* _Set problem_: The entries below contain a line with "Clone this chart in seaborn and matplotlib." and a line with "from matplotlib.ticker import MultipleLocator". Retype exactly everything from the first down to the second, both included, and nothing else.

Entries from a dataset
= = = = = = =

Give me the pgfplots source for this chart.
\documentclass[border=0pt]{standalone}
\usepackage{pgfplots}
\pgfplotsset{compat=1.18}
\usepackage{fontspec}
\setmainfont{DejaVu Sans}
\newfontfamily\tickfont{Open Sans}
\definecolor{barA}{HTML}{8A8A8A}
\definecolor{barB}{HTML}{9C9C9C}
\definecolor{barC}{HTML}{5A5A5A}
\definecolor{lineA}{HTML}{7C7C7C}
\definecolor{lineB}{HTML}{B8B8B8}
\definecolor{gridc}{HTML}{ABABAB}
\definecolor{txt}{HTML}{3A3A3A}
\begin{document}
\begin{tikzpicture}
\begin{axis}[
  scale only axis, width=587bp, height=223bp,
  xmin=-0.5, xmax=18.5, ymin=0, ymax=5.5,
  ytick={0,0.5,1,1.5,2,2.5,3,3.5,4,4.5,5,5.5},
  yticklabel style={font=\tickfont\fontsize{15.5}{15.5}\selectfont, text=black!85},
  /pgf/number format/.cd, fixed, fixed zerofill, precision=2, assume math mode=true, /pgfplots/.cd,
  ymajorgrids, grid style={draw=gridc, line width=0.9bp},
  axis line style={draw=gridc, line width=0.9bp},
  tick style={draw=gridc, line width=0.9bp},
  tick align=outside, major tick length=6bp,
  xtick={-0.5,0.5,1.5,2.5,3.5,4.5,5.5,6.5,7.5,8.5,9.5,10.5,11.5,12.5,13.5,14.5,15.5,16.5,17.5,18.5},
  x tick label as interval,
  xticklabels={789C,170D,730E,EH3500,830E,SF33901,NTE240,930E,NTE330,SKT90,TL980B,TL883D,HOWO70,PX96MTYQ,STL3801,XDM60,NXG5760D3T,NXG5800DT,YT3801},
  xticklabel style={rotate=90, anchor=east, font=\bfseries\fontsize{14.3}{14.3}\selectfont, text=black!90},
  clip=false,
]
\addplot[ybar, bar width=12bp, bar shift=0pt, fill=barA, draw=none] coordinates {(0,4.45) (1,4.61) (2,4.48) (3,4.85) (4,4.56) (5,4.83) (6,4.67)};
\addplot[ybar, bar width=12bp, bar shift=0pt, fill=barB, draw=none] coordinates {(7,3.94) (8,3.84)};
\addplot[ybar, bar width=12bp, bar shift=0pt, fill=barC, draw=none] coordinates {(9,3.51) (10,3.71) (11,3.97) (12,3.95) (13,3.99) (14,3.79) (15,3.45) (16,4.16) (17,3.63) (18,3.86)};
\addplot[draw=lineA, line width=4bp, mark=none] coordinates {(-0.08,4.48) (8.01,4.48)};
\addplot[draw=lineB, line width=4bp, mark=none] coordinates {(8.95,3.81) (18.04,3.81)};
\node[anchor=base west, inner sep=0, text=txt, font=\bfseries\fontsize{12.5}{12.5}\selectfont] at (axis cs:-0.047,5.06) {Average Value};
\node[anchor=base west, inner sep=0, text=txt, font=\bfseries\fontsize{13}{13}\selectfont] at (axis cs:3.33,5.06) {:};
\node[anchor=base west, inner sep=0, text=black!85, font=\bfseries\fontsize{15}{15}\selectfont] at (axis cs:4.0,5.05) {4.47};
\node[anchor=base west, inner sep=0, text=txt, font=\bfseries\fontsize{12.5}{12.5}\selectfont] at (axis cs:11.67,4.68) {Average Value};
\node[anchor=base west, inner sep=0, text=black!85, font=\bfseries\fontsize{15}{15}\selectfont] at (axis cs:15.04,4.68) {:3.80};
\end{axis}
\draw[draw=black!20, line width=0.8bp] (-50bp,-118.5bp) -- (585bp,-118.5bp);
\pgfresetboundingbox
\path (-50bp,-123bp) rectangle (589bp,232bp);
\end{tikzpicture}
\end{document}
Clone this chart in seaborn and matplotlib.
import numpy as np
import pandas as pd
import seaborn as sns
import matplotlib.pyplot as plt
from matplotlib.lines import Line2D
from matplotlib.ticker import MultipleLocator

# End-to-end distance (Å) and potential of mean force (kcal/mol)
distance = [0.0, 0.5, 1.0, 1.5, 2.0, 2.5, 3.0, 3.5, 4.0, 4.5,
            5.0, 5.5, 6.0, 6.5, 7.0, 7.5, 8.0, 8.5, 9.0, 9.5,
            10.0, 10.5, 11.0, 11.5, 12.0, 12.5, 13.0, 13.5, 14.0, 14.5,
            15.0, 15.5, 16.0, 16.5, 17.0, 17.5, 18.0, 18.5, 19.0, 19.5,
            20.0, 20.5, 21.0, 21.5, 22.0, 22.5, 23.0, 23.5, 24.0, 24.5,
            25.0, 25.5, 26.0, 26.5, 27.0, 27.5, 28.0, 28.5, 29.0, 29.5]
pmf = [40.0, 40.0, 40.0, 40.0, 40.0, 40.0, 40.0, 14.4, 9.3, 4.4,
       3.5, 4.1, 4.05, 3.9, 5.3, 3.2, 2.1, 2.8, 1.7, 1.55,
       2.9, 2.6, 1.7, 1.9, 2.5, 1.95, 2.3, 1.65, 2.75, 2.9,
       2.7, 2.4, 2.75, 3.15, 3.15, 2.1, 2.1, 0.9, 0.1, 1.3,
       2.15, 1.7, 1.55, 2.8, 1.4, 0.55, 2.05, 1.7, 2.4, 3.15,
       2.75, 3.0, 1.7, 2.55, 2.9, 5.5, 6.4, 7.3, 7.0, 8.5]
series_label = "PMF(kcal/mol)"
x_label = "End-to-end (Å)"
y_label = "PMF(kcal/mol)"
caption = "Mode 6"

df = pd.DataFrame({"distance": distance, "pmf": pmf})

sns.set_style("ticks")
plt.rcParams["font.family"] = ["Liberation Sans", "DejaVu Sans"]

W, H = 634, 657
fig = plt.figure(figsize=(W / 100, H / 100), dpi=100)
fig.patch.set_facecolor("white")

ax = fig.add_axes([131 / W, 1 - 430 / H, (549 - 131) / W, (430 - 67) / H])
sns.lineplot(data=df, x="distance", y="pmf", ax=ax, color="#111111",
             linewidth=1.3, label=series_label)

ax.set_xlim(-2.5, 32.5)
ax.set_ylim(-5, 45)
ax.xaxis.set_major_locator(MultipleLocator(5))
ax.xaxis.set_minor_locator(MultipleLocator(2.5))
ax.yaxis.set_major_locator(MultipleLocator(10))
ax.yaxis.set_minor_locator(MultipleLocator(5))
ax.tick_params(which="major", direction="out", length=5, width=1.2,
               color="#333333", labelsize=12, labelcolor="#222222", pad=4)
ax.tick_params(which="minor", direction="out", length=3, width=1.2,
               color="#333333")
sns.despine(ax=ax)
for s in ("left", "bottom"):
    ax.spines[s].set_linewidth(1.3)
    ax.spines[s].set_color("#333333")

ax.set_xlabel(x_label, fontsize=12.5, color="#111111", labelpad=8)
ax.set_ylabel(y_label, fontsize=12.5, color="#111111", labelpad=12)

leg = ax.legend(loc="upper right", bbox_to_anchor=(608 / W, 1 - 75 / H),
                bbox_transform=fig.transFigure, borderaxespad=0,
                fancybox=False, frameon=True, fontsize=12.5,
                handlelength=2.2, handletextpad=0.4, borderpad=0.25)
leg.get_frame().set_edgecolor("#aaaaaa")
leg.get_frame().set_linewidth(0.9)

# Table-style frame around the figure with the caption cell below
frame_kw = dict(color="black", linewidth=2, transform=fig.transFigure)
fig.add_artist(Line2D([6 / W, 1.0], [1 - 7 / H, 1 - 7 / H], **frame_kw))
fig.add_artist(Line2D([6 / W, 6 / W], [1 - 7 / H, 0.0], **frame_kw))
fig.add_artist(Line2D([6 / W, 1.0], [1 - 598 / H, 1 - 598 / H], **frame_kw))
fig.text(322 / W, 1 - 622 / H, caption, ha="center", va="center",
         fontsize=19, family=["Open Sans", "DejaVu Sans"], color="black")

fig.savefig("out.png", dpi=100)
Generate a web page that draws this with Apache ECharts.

= = = = = = =

* _Task output_:
Clone this chart in seaborn and matplotlib.
import numpy as np
import pandas as pd
import seaborn as sns
import matplotlib.pyplot as plt
from matplotlib.lines import Line2D
from matplotlib.ticker import MultipleLocator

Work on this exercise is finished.